I was 18 years old when I got my first tattoo. Specifically, I had turned 18 the exact day I got my first tattoo. My parents weren’t thrilled with my decision, and they were even less thrilled when their daughter disappeared between dinner and cake to spend her birthday money on having ink stabbed into her skin at the tattoo shop behind CVS.
I remember my mother pursing her lips and saying, “People are going to judge you for this.” I laughed off her well-intentioned concern with teenage ease.
I don’t see tattoos as a symbolic representation of my entire being. I see them more as totems of who a person is in a given instant, a specific moment in their bearers’ lives.

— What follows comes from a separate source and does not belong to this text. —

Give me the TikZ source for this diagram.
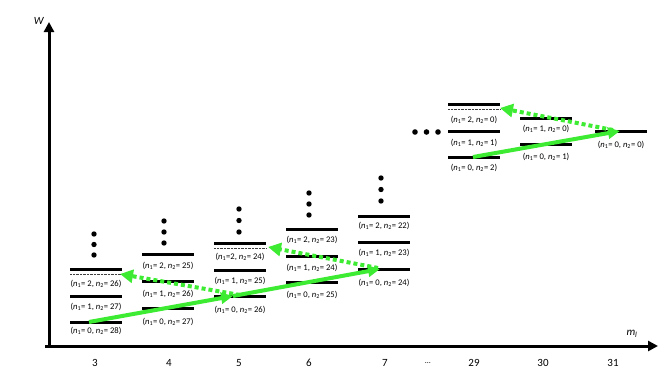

You evolve every day and you outgrow physical things. Bad haircuts, material objects, short-lived relationships—all of these things feel defining at one point, but we rarely hold on to them. Over the years I’ve picked up half a dozen tattoos the way that we pick up scars and wrinkles, as stories of our lives written on our bodies. An outline of a horse once drawn by my grandmother, some Latin text, a heart. All of them are subtle, easily hidden and mean something to me that I don’t often explain but absolutely never forget.
Of all my small tattoos, the smallest one is the one that gets noticed. I was on a date with a guy who caught my interest despite his penchant for wearing monogrammed shirts. He took a sip of his drink, looked at the small triangle in the dip of my arm and asked, “So, what’s the story with your tattoos?”
“I just pick them up as I go,” I said. I was just getting to know him.
It wasn’t until months later that I recalled that conversation. Chatting with a mutual friend, she asked about us dating, and I replied that it had fizzled out after a few weeks. She, having a fairly close relationship with him, nodded and said, “Yeah... I heard about that. He told me he was into you, but...”
“But what?” I remembered that he never called me back after a few dates.
“I’m only telling you this because I think it speaks more to him as a person than you. . . . He liked you, but he didn’t want to date you because his family wouldn’t approve of your tattoos.”
I looked wide-eyed at my friend, and after a beat we both proceeded to burst out laughing. Dating is nothing if not an adventure, and I’ve heard my share of impressive lines, but this one catapulted to the top of my list. Two months ago I was wondering if I liked Mr. Monogrammed Shirt enough to introduce to my roommates (maybe), and he was seeing if I’d fit into his family tree (evidently, no).
Mother’s prophecy had been fulfilled. I had been deemed not-quite-good-enough by Monogrammed Shirt.
But is that a loss? If a few illustrations on my body were enough to detract from my intelligence, great legs, and winning personality, then there probably wasn’t a deep and meaningful connection there anyway. And honestly, as much as I’d like to judge him as being a materialistic, nitpicking, backwards conservative snob, I can’t fault him for feeling turned off. Getting to know and judging someone are parts of dating, and if my handful of tattoos was the catalyst to dooming our romance, that’s fine by me.
I thought about my most recent tattoo, a tiny stencil of the word “YES” on the side of my ribcage. When I first moved to Los Angeles, a friend had bestowed the word on me as the only advice that I would need. “Say yes to things,” she told me. To adventures, new friends, mistakes, changes. . . . Yes would make things happen.
I have said yes to experiences that have shaped me, and I have gotten a handful of representations of those moments immortalized in ink on my body. Although I’ve been judged for my symbols of what some might consider youthful rebellion, I wouldn’t change them. Given the chance, I’d say yes to getting them all again. They’re illustrations of my ever-expanding story, and even if that’s not for someone else, they’re still good enough for me.